6. The microchannel plate of claim 1, wherein the passivation layer comprises a layer of aluminum nitride.

7. The microchannel plate of claim 1, wherein the passivation layer comprises a material which produces more secondary electrons than a primary coating of the microchannel plate.

8. The microchannel plate of claim 1, wherein the passivation layer reduces the outgassing of ions.

9. A photon detector comprising a microchannel plate comprising a plurality of channels and glass borders and wherein:

the channels are oriented off-axis with respect to electrons entering an input side of the microchannel plate; and

the input side is coated with a passivation layer, the passivation layer extending into the channels without covering the hollows of the channels and operable to reduce the number of electrons flowing from the microchannel plate to the photocathode and to produce secondary electrons.

10. The detector of claim 9, wherein the passivation layer comprises a layer of Al₂O₃.

11. The detector of claim 9, wherein the passivation layer comprises a layer of silicon nitride.

12. The detector of claim 9, wherein the passivation layer comprises a material which produces more secondary electrons than a primary coating of the microchannel plate.

13. The detector of claim 9, wherein the detector further comprises a photocathode coupled to the microchannel plate, the photocathode operable to convert incoming photons into electrons operable to be sent to the microchannel plate.

14. The detector of claim 9, wherein the passivation layer reduces the outgassing of ions.

15. A method for producing an enhanced microchannel plate comprising:

providing a microchannel plate comprising a plurality of channels and glass borders, wherein the channels are oriented off-axis with respect to electrons entering an input side of the microchannel plate; and

coating the input side with a passivation layer extending into the channels without covering the hollows of the channels and operable to reduce the number of electrons flowing from the microchannel plate to the photocathode and to produce secondary electrons.

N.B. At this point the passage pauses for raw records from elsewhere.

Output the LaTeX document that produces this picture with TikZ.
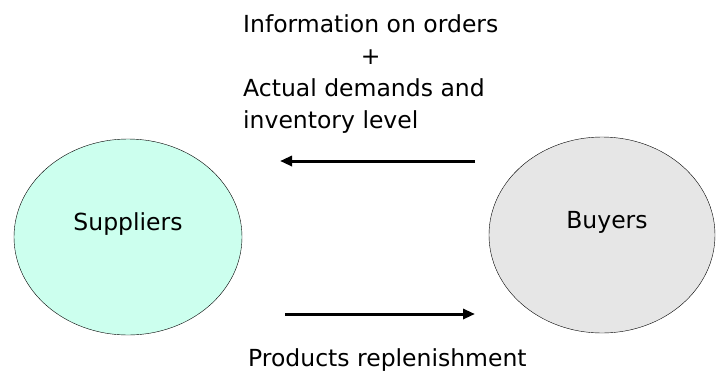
\documentclass[tikz,border=0pt]{standalone}
\usepackage{fontspec}
\setmainfont{DejaVu Sans}
\usepackage{xcolor}
\usepackage{tikz}
\usetikzlibrary{arrows.meta,positioning,shapes.geometric}

\definecolor{supfill}{RGB}{204,255,238}
\definecolor{buyfill}{RGB}{230,230,230}

\begin{document}
\begin{tikzpicture}[
  x=1pt, y=-1pt,
  party/.style={draw, ellipse, thin, minimum width=228pt, minimum height=196pt, inner sep=0pt},
  lbl/.style={font=\fontsize{23.5}{32}\selectfont, inner sep=0pt},
  flow/.style={-{Triangle[length=12pt,width=10pt]}, line width=3pt}
]
\useasboundingbox (0,0) rectangle (716,376);

\node[party, fill=supfill, label={[lbl, yshift=13pt]center:Suppliers}] (sup) at (128,237) {};
\node[party, fill=buyfill, minimum width=226pt, label={[lbl, xshift=5pt, yshift=13pt]center:Buyers}] (buy) at (602,235) {};

\node[lbl, anchor=base west] (info) at (243,32)
  {\begin{tabular}[t]{@{}l@{}}Information on orders\\ \multicolumn{1}{@{}c@{}}{+}\\ Actual demands and\\ inventory level\end{tabular}};
\node[lbl, anchor=base west] (prod) at (248,366) {Products replenishment};

\coordinate (infoS) at (475,161);
\coordinate (infoE) at (280,161);
\coordinate (prodS) at (285,314);
\coordinate (prodE) at (475,314);

\draw[flow] (infoS) -- (infoE);
\draw[flow] (prodS) -- (prodE);
\end{tikzpicture}
\end{document}
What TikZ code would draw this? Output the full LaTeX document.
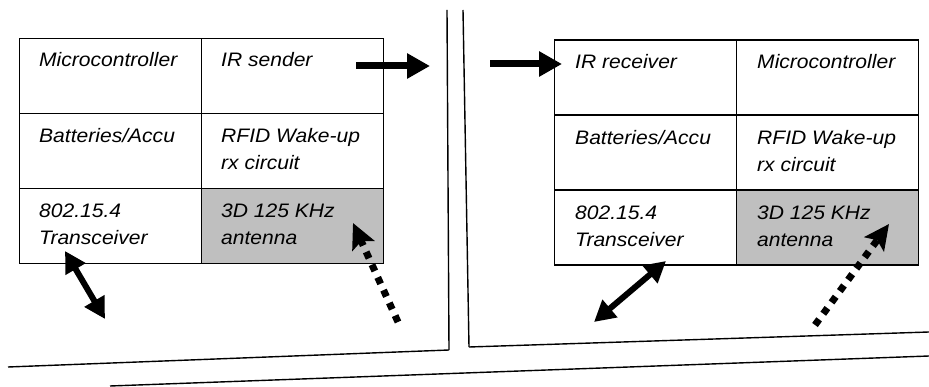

16. The method of claim 15, wherein the passivation layer comprises a layer of Al₂O₃.

17. The method of claim 15, wherein the passivation layer comprises a layer of silicon nitride.

18. The method of claim 15, wherein the passivation layer comprises a material which produces more secondary electrons than a primary coating of the microchannel plate.

19. The method of claim 15, wherein the passivation layer prevents the outgassing of ions.